Customer Relations  

According to a 2021 Consumer Report by Alvaria, 45% of consumers surveyed have stopped doing business with at least one organization in the past year due to a poor customer service. Luckily, 35% of those surveyed by Zapier say using automation allows them to provide better customer service and support. 

While there’s many different ways to keep a good relationship with your customers through automation, here’s just a few ideas to get you started:

  • Birthday discounts: If your business involves selling products, then a discount on customer birthdays is a great way to keep them connected and possibly prompt a purchase. If you’re in the service industry, try business anniversary emails to acknowledge customers that have stayed with you for a long time.
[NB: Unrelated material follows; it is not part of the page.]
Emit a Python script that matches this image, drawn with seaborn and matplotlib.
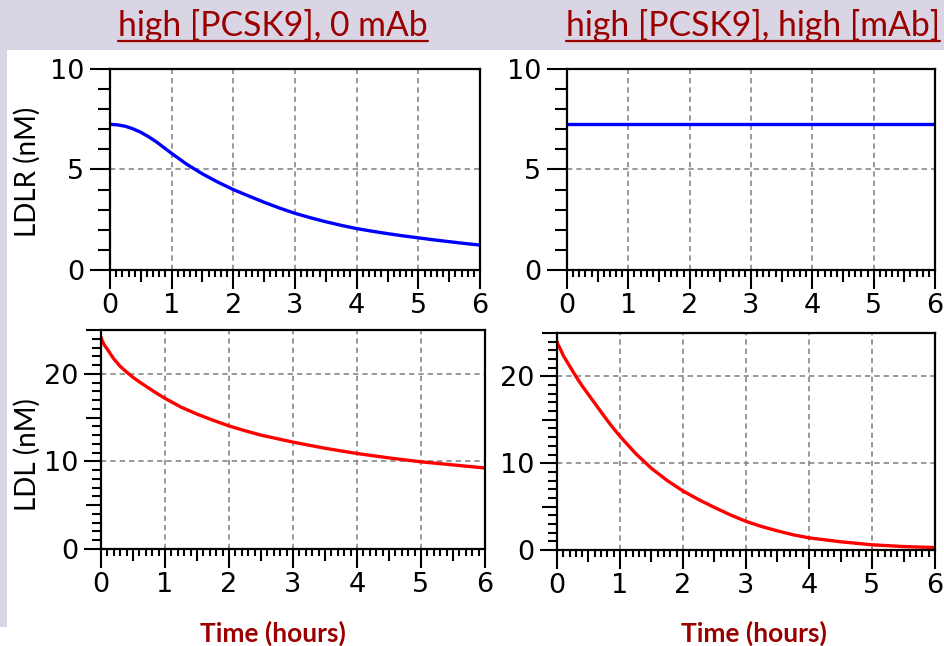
import numpy as np
import pandas as pd
import matplotlib
matplotlib.use("Agg")
import matplotlib.pyplot as plt
from matplotlib.ticker import MultipleLocator, FixedLocator
from matplotlib.patches import Rectangle
from matplotlib.lines import Line2D
import seaborn as sns

# ---- data -------------------------------------------------------------
time_ldlr = [0.0, 0.125, 0.25, 0.375, 0.5, 0.625, 0.75, 1.0, 1.25, 1.5, 1.75, 2.0,
             2.25, 2.5, 2.75, 3.0, 3.25, 3.5, 3.75, 4.0, 4.25, 4.5, 4.75, 5.0,
             5.25, 5.5, 5.75, 6.0]
ldlr_no_mab = [7.25, 7.22, 7.15, 7.02, 6.85, 6.63, 6.38, 5.8, 5.25, 4.78, 4.37, 4.0,
               3.68, 3.37, 3.08, 2.82, 2.6, 2.4, 2.22, 2.06, 1.93, 1.81, 1.7, 1.6,
               1.5, 1.41, 1.32, 1.24]
ldlr_high_mab = [7.25] * len(time_ldlr)

time_ldl = [0.0, 0.02, 0.05, 0.1, 0.2, 0.3, 0.4, 0.5, 0.625, 0.75, 0.875, 1.0, 1.25,
            1.5, 1.75, 2.0, 2.25, 2.5, 2.75, 3.0, 3.25, 3.5, 3.75, 4.0, 4.5, 5.0,
            5.5, 6.0]
ldl_no_mab = [24.2, 23.75, 23.3, 22.8, 21.7, 20.85, 20.2, 19.6, 18.95, 18.35, 17.75,
              17.2, 16.2, 15.4, 14.7, 14.05, 13.5, 13.0, 12.6, 12.2, 11.85, 11.5,
              11.2, 10.9, 10.4, 9.95, 9.6, 9.25]
ldl_high_mab = [24.0, 23.6, 23.2, 22.4, 21.2, 20.0, 18.9, 17.9, 16.65, 15.4, 14.2,
                13.1, 11.1, 9.4, 8.0, 6.8, 5.8, 4.9, 4.05, 3.3, 2.7, 2.2, 1.75, 1.4,
                0.95, 0.6, 0.4, 0.28]

panel_titles = ["high [PCSK9], 0 mAb", "high [PCSK9], high [mAb]"]
x_label = "Time (hours)"
y_labels = ["LDLR (nM)", "LDL (nM)"]
x_ticks = [0, 1, 2, 3, 4, 5, 6]
ldlr_ticks = [0, 5, 10]
ldl_ticks = [0, 10, 20]

# ---- style ------------------------------------------------------------
sns.set_style("ticks")
plt.rcParams["font.family"] = ["DejaVu Sans"]
plt.rcParams["xtick.color"] = "black"
plt.rcParams["ytick.color"] = "black"
plt.rcParams["xtick.labelcolor"] = "black"
plt.rcParams["ytick.labelcolor"] = "black"

W, H = 945, 646
fig = plt.figure(figsize=(W / 100, H / 100), dpi=100, facecolor="white")

lavender = "#d9d5e5"
fig.patches.append(Rectangle((0, 1 - 50 / H), 1, 50 / H, transform=fig.transFigure,
                             facecolor=lavender, edgecolor="none", zorder=0))
fig.patches.append(Rectangle((0, 1 - 627 / H), 7 / W, 627 / H, transform=fig.transFigure,
                             facecolor=lavender, edgecolor="none", zorder=0))


def px_axes(left, top, right, bottom):
    return fig.add_axes([left / W, 1 - bottom / H, (right - left) / W, (bottom - top) / H])


ax_tl = px_axes(110, 69, 480, 270)
ax_tr = px_axes(567, 69, 935, 270)
ax_bl = px_axes(101, 330, 485, 549)
ax_br = px_axes(557, 333, 935, 550)

PT = 0.72  # points per pixel at 100 dpi


def style_axis(ax, yticks, ymax, y_major_len, y_mid_len, y_minor_len, y_mid_every):
    ax.set_xlim(0, 6)
    ax.set_ylim(0, ymax)
    ax.xaxis.set_major_locator(FixedLocator(x_ticks))
    ax.xaxis.set_minor_locator(MultipleLocator(0.1))
    ax.yaxis.set_major_locator(FixedLocator(yticks))
    ax.yaxis.set_minor_locator(MultipleLocator(1))
    ax.set_axisbelow(True)
    ax.grid(True, which="major", color="#888888", linestyle=(0, (3.2, 2.4)), linewidth=1.2)
    for s in ax.spines.values():
        s.set_visible(True)
        s.set_color("black")
        s.set_linewidth(1.6)
    ax.tick_params(axis="both", which="both", direction="out", width=1.5, color="black",
                   labelcolor="black", labelsize=19.5, top=False, right=False)
    ax.tick_params(axis="x", which="major", length=19 * PT, pad=3)
    ax.tick_params(axis="x", which="minor", length=7 * PT)
    ax.tick_params(axis="y", which="major", length=y_major_len * PT, pad=4)
    ax.tick_params(axis="y", which="minor", length=y_minor_len * PT)
    ax.set_xlabel("")
    ax.set_ylabel("")

    # half-hour ticks are a little longer than the tenths
    xlocs = ax.xaxis.get_minorticklocs()
    for loc, t in zip(xlocs, ax.xaxis.get_minor_ticks(len(xlocs))):
        if abs(loc * 10 % 10 - 5) < 1e-6:
            t.tick1line.set_markersize(12 * PT)
    if y_mid_every:
        ylocs = ax.yaxis.get_minorticklocs()
        for loc, t in zip(ylocs, ax.yaxis.get_minor_ticks(len(ylocs))):
            if abs(round(loc) % y_mid_every) < 1e-6:
                t.tick1line.set_markersize(y_mid_len * PT)


ldlr_df = pd.DataFrame({"time": time_ldlr, "no_mab": ldlr_no_mab, "high_mab": ldlr_high_mab})
ldl_df = pd.DataFrame({"time": time_ldl, "no_mab": ldl_no_mab, "high_mab": ldl_high_mab})

for ax, col in [(ax_tl, "no_mab"), (ax_tr, "high_mab")]:
    sns.lineplot(data=ldlr_df, x="time", y=col, ax=ax, color="#0000ff", linewidth=2.4)
    style_axis(ax, ldlr_ticks, 10, 20, 12, 12, None)

for ax, col in [(ax_bl, "no_mab"), (ax_br, "high_mab")]:
    sns.lineplot(data=ldl_df, x="time", y=col, ax=ax, color="#ff0000", linewidth=2.4)
    style_axis(ax, ldl_ticks, 25, 17, 15, 9, 5)

# ---- text -------------------------------------------------------------
title_color = "#9b0000"
title_font = ["Lato", "DejaVu Sans"]
title_objs = []
for cx, txt in [(273, panel_titles[0]), (753, panel_titles[1])]:
    t = fig.text(cx / W, 1 - 36 / H, txt, ha="center", va="baseline", fontsize=24.3,
                 color=title_color, family=title_font)
    title_objs.append(t)

for cx in (273, 754):
    fig.text(cx / W, 1 - 633 / H, x_label, ha="center", va="center", fontsize=19,
             fontweight="bold", color=title_color, family=title_font)

fig.text(27 / W, 1 - 172 / H, y_labels[0], rotation=90, ha="center", va="center",
         fontsize=20, color="black", family=title_font)
fig.text(27 / W, 1 - 455 / H, y_labels[1], rotation=90, ha="center", va="center",
         fontsize=20, color="black", family=title_font)

# underline the panel titles
fig.canvas.draw()
renderer = fig.canvas.get_renderer()
for t in title_objs:
    bb = t.get_window_extent(renderer)
    y = 1 - 41 / H
    fig.add_artist(Line2D([bb.x0 / W, bb.x1 / W], [y, y], transform=fig.transFigure,
                          color=title_color, linewidth=1.6))

fig.savefig("out.png", dpi=100, facecolor="white")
As long as you’ve captured the right data it’s easy to automate these via an ESP.
  • Contact form replies: When a customer uses a form to get in touch with you, they’re hoping to get a response fast. While you might not be available immediately, having an automated reply that lets customers know their message has been received and how soon they can expect a response will help set a realistic expectation.   
  • Feedback: If you have a booming business, remembering to get feedback from customers and checking in with them can be quite time consuming. Instead, you can automate follow-up messages to customers asking for feedback, referrals or reviews. 

How to Implement Automation 

  1. Define goals: Take a look at your needs and where automation can help you the most. Think about what tasks really bog you down each month and prevent you from getting on with the work you want to do. Or consider if there’s something you want to start doing for your business or customers but haven’t had the time to implement yet. Having a clear idea of which tasks you want to take off your plate or actions you want to start taking will guide your search for the right tools. Start small – just choose one area to begin with as even research and implementation of a new tool will take some extra time initially, though it should hopefully save time in the long run.
  2. Research: Once you know what you’re hoping to achieve with automation, it’ll be important to research all the different tools that can help you meet your goals. There’s likely to be several different platforms that can help you, so make a pro and con list for each about what they offer and how they fit into your business needs.
  3. Narrow the list: With so many choices it can be tough to pick the right one. While price is an obvious consideration, there are other factors to consider too. For example, if you have existing software that you rely on, you’ll want to see if any new tools you bring in can integrate with existing technology that you use. Depending on where you are in your business journey, you may also want to consider the scalability of the platform – if you grow, will it be able to grow with you and aid your goals not only in the short term but also in the long term?
  4. Get demos: Once you’ve narrowed down to your top one of two choices request a demo so that you can make sure it seems easy an intuitive for you to use. This could be the make it or break it moment for one of your choices if you don’t enjoy the user interface.

Working smarter

While you certainly don’t need automation to run your business, 63% of workers say using automation has helped them fight work burnout. Using tech to your advantage can help you work smarter, not harder and free up a little more me time.

All links are checked and valid at time of publishing, 15 June 2022.